## INSTRUCTIONS TO FOLLOW
Reproduce nothing but the lines from the one with "Write the matplotlib code for this chart." through the one with "from matplotlib.ticker import", exactly and with both ends. Omit pictures.

## RAW DATA
__________________________________________________

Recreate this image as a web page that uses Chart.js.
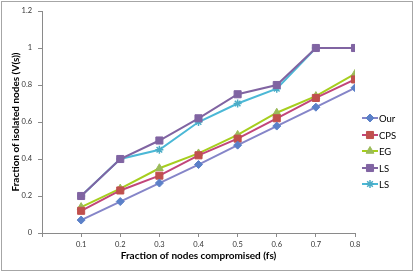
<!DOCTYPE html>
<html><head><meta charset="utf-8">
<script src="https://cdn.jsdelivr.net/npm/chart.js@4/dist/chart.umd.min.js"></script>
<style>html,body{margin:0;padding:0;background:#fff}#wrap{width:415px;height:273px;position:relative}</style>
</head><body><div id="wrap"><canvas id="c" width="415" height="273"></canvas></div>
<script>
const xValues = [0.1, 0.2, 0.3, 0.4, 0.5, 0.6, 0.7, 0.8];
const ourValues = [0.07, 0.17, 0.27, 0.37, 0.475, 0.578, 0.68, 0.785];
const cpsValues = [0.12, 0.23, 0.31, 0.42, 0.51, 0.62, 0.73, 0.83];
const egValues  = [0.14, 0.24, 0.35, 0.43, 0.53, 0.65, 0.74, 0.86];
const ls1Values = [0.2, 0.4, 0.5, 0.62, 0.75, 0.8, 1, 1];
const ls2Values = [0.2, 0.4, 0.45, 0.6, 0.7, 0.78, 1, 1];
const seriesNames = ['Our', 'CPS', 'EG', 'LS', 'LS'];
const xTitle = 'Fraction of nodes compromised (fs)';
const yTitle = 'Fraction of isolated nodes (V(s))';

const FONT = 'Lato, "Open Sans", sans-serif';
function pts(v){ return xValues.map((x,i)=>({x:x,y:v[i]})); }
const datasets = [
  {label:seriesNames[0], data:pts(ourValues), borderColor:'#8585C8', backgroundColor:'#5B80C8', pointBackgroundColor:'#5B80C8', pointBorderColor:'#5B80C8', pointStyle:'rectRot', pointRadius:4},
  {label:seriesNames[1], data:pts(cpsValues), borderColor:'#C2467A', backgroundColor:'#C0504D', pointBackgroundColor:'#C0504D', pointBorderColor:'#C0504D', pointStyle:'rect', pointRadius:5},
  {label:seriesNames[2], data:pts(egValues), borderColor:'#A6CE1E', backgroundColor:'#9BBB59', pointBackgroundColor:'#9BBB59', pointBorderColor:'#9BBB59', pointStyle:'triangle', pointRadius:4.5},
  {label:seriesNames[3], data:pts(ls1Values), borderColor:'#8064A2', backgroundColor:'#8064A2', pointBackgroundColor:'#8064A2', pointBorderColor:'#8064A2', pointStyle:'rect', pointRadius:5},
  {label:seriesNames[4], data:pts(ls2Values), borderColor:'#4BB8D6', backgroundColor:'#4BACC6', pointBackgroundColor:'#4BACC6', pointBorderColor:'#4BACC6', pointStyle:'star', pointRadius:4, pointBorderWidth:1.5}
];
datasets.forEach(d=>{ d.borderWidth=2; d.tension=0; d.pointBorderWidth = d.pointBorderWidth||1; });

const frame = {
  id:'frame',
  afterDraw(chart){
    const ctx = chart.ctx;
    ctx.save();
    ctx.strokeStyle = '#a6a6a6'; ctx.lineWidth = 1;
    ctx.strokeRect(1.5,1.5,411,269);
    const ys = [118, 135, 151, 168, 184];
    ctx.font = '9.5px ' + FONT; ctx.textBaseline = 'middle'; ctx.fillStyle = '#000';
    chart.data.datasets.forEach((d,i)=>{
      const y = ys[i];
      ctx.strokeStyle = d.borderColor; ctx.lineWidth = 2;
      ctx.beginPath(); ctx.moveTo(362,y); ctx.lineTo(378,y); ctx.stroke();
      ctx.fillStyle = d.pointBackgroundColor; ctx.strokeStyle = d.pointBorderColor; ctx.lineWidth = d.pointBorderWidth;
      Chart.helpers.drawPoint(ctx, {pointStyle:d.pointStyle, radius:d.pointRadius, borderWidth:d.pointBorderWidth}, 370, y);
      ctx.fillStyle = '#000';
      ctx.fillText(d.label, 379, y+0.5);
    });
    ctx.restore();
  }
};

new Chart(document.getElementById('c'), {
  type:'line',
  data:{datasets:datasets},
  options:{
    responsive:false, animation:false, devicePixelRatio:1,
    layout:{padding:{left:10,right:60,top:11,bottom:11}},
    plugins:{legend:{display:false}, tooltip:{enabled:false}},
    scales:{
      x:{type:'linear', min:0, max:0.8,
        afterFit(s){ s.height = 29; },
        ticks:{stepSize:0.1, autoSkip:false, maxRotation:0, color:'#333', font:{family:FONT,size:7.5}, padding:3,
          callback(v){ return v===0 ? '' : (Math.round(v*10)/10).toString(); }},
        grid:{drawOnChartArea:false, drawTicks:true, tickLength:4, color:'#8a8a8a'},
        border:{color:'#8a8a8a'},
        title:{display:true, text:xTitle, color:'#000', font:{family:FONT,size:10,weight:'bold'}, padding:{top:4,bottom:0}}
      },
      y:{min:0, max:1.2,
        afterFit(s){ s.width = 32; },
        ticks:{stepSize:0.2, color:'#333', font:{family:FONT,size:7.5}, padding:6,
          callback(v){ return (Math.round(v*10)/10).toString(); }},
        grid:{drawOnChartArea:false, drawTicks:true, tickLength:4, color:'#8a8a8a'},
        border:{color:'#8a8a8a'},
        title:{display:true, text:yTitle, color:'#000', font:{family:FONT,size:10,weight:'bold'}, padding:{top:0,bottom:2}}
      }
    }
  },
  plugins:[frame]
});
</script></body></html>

__________________________________________________

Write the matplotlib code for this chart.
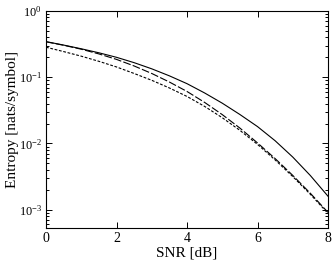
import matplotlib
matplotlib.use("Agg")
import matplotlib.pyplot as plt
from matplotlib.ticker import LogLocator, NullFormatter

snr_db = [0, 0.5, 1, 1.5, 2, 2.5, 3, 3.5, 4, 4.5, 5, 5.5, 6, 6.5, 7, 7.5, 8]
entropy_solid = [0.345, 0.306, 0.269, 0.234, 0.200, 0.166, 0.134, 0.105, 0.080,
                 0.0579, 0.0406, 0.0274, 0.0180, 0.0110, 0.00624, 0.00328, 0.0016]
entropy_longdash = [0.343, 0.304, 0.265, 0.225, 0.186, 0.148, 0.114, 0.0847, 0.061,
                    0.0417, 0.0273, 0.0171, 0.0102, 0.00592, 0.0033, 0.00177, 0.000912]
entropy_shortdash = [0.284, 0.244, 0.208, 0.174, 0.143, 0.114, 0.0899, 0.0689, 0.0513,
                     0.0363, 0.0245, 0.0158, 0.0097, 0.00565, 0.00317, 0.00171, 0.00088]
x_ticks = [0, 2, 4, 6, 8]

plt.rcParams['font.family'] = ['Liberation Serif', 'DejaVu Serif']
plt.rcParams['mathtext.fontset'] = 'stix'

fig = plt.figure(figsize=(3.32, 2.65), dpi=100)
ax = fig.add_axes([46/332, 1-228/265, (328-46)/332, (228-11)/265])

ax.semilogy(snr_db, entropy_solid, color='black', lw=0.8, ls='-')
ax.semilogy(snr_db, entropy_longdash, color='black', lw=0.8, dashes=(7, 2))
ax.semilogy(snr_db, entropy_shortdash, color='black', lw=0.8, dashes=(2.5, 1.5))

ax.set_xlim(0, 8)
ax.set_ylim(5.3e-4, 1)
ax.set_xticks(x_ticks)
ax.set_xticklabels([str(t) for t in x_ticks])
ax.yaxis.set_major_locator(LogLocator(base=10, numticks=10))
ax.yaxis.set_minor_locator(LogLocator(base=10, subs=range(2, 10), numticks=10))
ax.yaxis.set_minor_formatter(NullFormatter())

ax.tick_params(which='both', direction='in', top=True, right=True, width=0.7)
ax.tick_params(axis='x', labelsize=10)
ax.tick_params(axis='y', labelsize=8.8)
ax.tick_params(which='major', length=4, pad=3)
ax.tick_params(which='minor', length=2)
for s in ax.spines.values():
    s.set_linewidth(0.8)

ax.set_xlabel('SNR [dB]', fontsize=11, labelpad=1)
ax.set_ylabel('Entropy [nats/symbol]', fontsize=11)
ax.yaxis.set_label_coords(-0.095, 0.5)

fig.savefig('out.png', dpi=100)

__________________________________________________

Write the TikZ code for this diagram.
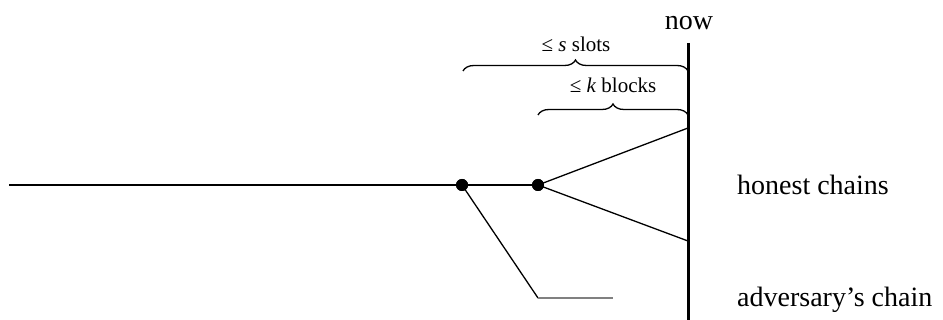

__________________________________________________

## RESULT
Write the matplotlib code for this chart.
import matplotlib
matplotlib.use("Agg")
import matplotlib.pyplot as plt
from matplotlib.ticker import LogLocator, NullFormatter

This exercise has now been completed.